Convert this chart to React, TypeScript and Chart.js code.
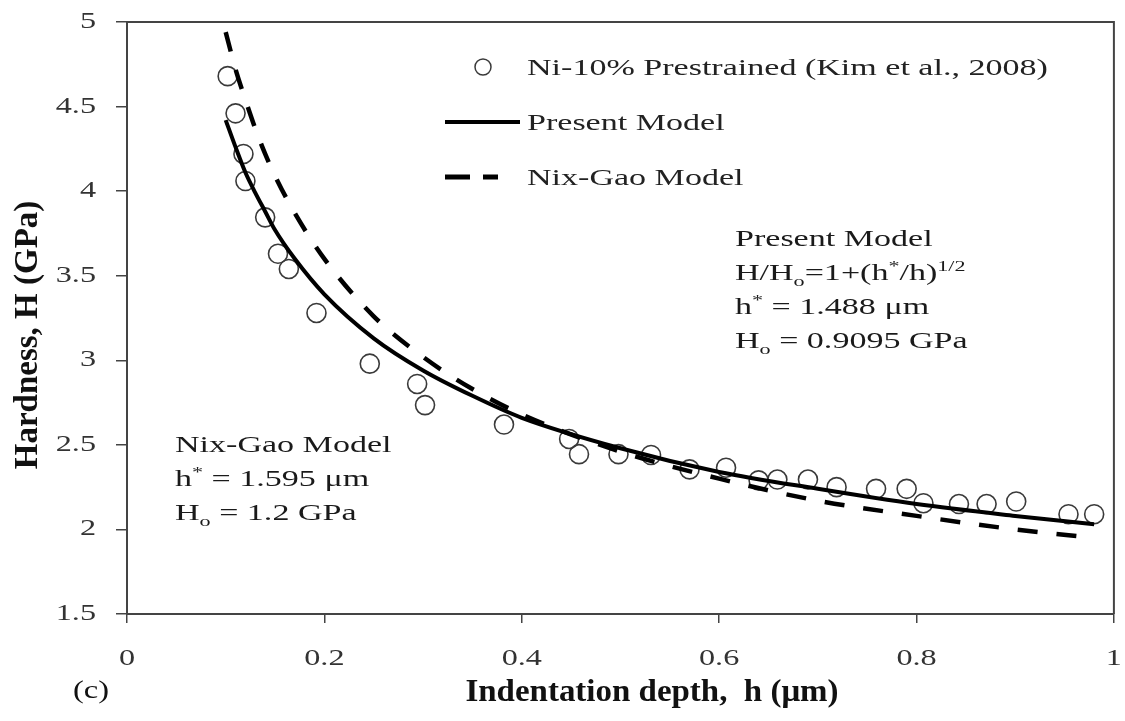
import React, { useEffect, useRef } from "react";
import { Chart, registerables } from "chart.js";

Chart.register(...registerables);

// ---- data ----
const xTickValues = [0, 0.2, 0.4, 0.6, 0.8, 1];
const xTickLabels = ["0", "0.2", "0.4", "0.6", "0.8", "1"];
const yTickValues = [1.5, 2, 2.5, 3, 3.5, 4, 4.5, 5];
const yTickLabels = ["1.5", "2", "2.5", "3", "3.5", "4", "4.5", "5"];

const depthData = [
  0.102, 0.11, 0.118, 0.12, 0.14, 0.153, 0.164, 0.192, 0.246, 0.294,
  0.302, 0.382, 0.448, 0.458, 0.498, 0.531, 0.57, 0.607, 0.64, 0.659,
  0.69, 0.719, 0.759, 0.79, 0.807, 0.843, 0.871, 0.901, 0.954, 0.98,
];
const hardnessData = [
  4.68, 4.46, 4.22, 4.06, 3.845, 3.63, 3.54, 3.28, 2.98, 2.86,
  2.735, 2.62, 2.535, 2.445, 2.445, 2.44, 2.355, 2.365, 2.29, 2.295,
  2.295, 2.25, 2.24, 2.24, 2.155, 2.15, 2.15, 2.165, 2.09, 2.09,
];

const modelDepth = [0.1, 0.11, 0.12, 0.13, 0.14, 0.15, 0.17, 0.2, 0.25, 0.3, 0.35, 0.4, 0.5, 0.6, 0.7, 0.8, 0.9, 0.98];
const presentModel = [4.42, 4.26, 4.11, 3.99, 3.88, 3.77, 3.6, 3.39, 3.13, 2.94, 2.79, 2.66, 2.48, 2.34, 2.24, 2.15, 2.08, 2.03];
const nixGaoModel = [4.94, 4.72, 4.54, 4.37, 4.22, 4.09, 3.87, 3.6, 3.26, 3.02, 2.83, 2.68, 2.46, 2.3, 2.17, 2.08, 2.0, 1.95];

const legendLabels = ["Ni-10% Prestrained (Kim et al., 2008)", "Present Model", "Nix-Gao Model"];
const xTitle = "Indentation depth,  h (\u03bcm)";
const yTitle = "Hardness, H (GPa)";
const panelLabel = "(c)";

type Run = { t: string; kind?: "sub" | "sup" };
const presentNote: Run[][] = [
  [{ t: "Present Model" }],
  [{ t: "H/H" }, { t: "o", kind: "sub" }, { t: "=1+(h" }, { t: "*", kind: "sup" }, { t: "/h)" }, { t: "1/2", kind: "sup" }],
  [{ t: "h" }, { t: "*", kind: "sup" }, { t: " = 1.488 \u03bcm" }],
  [{ t: "H" }, { t: "o", kind: "sub" }, { t: " = 0.9095 GPa" }],
];
const nixGaoNote: Run[][] = [
  [{ t: "Nix-Gao Model" }],
  [{ t: "h" }, { t: "*", kind: "sup" }, { t: " = 1.595 \u03bcm" }],
  [{ t: "H" }, { t: "o", kind: "sub" }, { t: " = 1.2 GPa" }],
];

const SERIF = '"Liberation Serif", "Times New Roman", serif';

function drawRuns(
  ctx: CanvasRenderingContext2D,
  runs: Run[],
  x: number,
  y: number,
  size: number,
  sx: number,
  color: string,
  weight = "normal"
) {
  ctx.save();
  ctx.translate(x, y);
  ctx.scale(sx, 1);
  ctx.fillStyle = color;
  ctx.textBaseline = "alphabetic";
  ctx.textAlign = "left";
  let cx = 0;
  for (const r of runs) {
    let s = size;
    let dy = 0;
    if (r.kind === "sub") {
      s = size * 0.65;
      dy = size * 0.28;
    } else if (r.kind === "sup") {
      s = size * 0.65;
      dy = -size * 0.38;
    }
    ctx.font = `${weight} ${s}px ${SERIF}`;
    ctx.fillText(r.t, cx, dy);
    cx += ctx.measureText(r.t).width;
  }
  ctx.restore();
}

function drawText(
  ctx: CanvasRenderingContext2D,
  text: string,
  x: number,
  y: number,
  font: string,
  sx: number,
  align: CanvasTextAlign,
  baseline: CanvasTextBaseline,
  color: string
) {
  ctx.save();
  ctx.translate(x, y);
  ctx.scale(sx, 1);
  ctx.font = font;
  ctx.textAlign = align;
  ctx.textBaseline = baseline;
  ctx.fillStyle = color;
  ctx.fillText(text, 0, 0);
  ctx.restore();
}

const decorPlugin = {
  id: "decor",
  afterDraw(chart: any) {
    const ctx: CanvasRenderingContext2D = chart.ctx;
    const { left, right, top, bottom } = chart.chartArea;
    const xs = chart.scales.x;
    const ys = chart.scales.y;

    // frame top / right
    ctx.save();
    ctx.strokeStyle = "#444";
    ctx.lineWidth = 2;
    ctx.beginPath();
    ctx.moveTo(left, top);
    ctx.lineTo(right, top);
    ctx.lineTo(right, bottom);
    ctx.stroke();
    ctx.restore();

    // tick labels
    const tickFont = `23px ${SERIF}`;
    yTickValues.forEach((v, i) => {
      drawText(ctx, yTickLabels[i], 96, ys.getPixelForValue(v), tickFont, 1.4, "right", "middle", "#333");
    });
    xTickValues.forEach((v, i) => {
      drawText(ctx, xTickLabels[i], xs.getPixelForValue(v), 659, tickFont, 1.4, "center", "middle", "#333");
    });

    // axis titles
    drawText(ctx, xTitle, 652, 701, `bold 32px ${SERIF}`, 1.03, "center", "alphabetic", "#111");
    ctx.save();
    ctx.translate(37, 335);
    ctx.rotate(-Math.PI / 2);
    ctx.font = `bold 33px ${SERIF}`;
    ctx.textAlign = "center";
    ctx.textBaseline = "alphabetic";
    ctx.fillStyle = "#111";
    ctx.fillText(yTitle, 0, 0);
    ctx.restore();

    // panel label
    drawText(ctx, panelLabel, 73, 698, `25px ${SERIF}`, 1.3, "left", "alphabetic", "#111");

    // legend
    const ds = chart.data.datasets;
    ctx.save();
    ctx.strokeStyle = ds[0].borderColor;
    ctx.lineWidth = 1.5;
    ctx.beginPath();
    ctx.arc(483, 67, 8, 0, Math.PI * 2);
    ctx.stroke();
    ctx.strokeStyle = ds[1].borderColor;
    ctx.lineWidth = 4;
    ctx.beginPath();
    ctx.moveTo(445, 122);
    ctx.lineTo(520, 122);
    ctx.stroke();
    ctx.strokeStyle = ds[2].borderColor;
    ctx.lineWidth = 5;
    ctx.setLineDash([25, 13]);
    ctx.beginPath();
    ctx.moveTo(445, 177);
    ctx.lineTo(498, 177);
    ctx.stroke();
    ctx.restore();
    const legY = [75, 130, 185];
    legendLabels.forEach((t, i) => drawRuns(ctx, [{ t }], 527, legY[i], 23, 1.48, "#222"));

    // annotations
    const pBase = [246, 280, 314, 348];
    presentNote.forEach((runs, i) => drawRuns(ctx, runs, 735, pBase[i], 23, 1.48, "#1a1a1a"));
    const nBase = [452, 486, 520];
    nixGaoNote.forEach((runs, i) => drawRuns(ctx, runs, 175, nBase[i], 23, 1.48, "#1a1a1a"));
  },
};

export default function App() {
  const canvasRef = useRef<HTMLCanvasElement | null>(null);

  useEffect(() => {
    const canvas = canvasRef.current;
    if (!canvas) return;
    const chart = new Chart(canvas, {
      type: "scatter",
      data: {
        datasets: [
          {
            label: legendLabels[0],
            data: depthData.map((x, i) => ({ x, y: hardnessData[i] })),
            showLine: false,
            pointStyle: "circle",
            pointRadius: 9.5,
            pointBorderWidth: 1.6,
            borderColor: "#3a3a3a",
            pointBorderColor: "#3a3a3a",
            backgroundColor: "rgba(0,0,0,0)",
            pointBackgroundColor: "rgba(0,0,0,0)",
            order: 3,
          },
          {
            label: legendLabels[1],
            data: modelDepth.map((x, i) => ({ x, y: presentModel[i] })),
            showLine: true,
            pointRadius: 0,
            borderColor: "#000",
            borderWidth: 4,
            cubicInterpolationMode: "monotone",
            fill: false,
            order: 1,
          },
          {
            label: legendLabels[2],
            data: modelDepth.map((x, i) => ({ x, y: nixGaoModel[i] })),
            showLine: true,
            pointRadius: 0,
            borderColor: "#000",
            borderWidth: 4.5,
            borderDash: [20, 19],
            cubicInterpolationMode: "monotone",
            fill: false,
            order: 2,
          },
        ],
      },
      options: {
        responsive: false,
        animation: false,
        devicePixelRatio: 1,
        layout: { padding: { left: 116, right: 8, top: 22, bottom: 98 } },
        plugins: {
          legend: { display: false },
          tooltip: { enabled: false },
          title: { display: false },
        },
        scales: {
          x: {
            type: "linear",
            min: 0,
            max: 1,
            ticks: { display: false },
            afterBuildTicks: (s: any) => {
              s.ticks = xTickValues.map((v) => ({ value: v }));
            },
            afterFit: (s: any) => {
              s.height = 9;
            },
            grid: { display: true, drawOnChartArea: false, drawTicks: true, tickLength: 9, color: "#444", lineWidth: 1.5 },
            border: { display: true, color: "#444", width: 2 },
          },
          y: {
            type: "linear",
            min: 1.5,
            max: 5,
            ticks: { display: false },
            afterBuildTicks: (s: any) => {
              s.ticks = yTickValues.map((v) => ({ value: v }));
            },
            afterFit: (s: any) => {
              s.width = 11;
            },
            grid: { display: true, drawOnChartArea: false, drawTicks: true, tickLength: 11, color: "#444", lineWidth: 1.5 },
            border: { display: true, color: "#444", width: 2 },
          },
        },
      },
      plugins: [decorPlugin],
    });
    return () => chart.destroy();
  }, []);

  return (
    <div style={{ position: "absolute", left: 0, top: 0, width: 1125, height: 721, background: "#fff" }}>
      <canvas ref={canvasRef} width={1125} height={721} style={{ display: "block", width: 1125, height: 721 }} />
    </div>
  );
}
◇ ◇ ◇ ◇ ◇ ◇ ◇
_What the task asks_
Locate each line containing the string "React" and show it.

_Exercise response_
Convert this chart to React, TypeScript and Chart.js code.
import React, { useEffect, useRef } from "react";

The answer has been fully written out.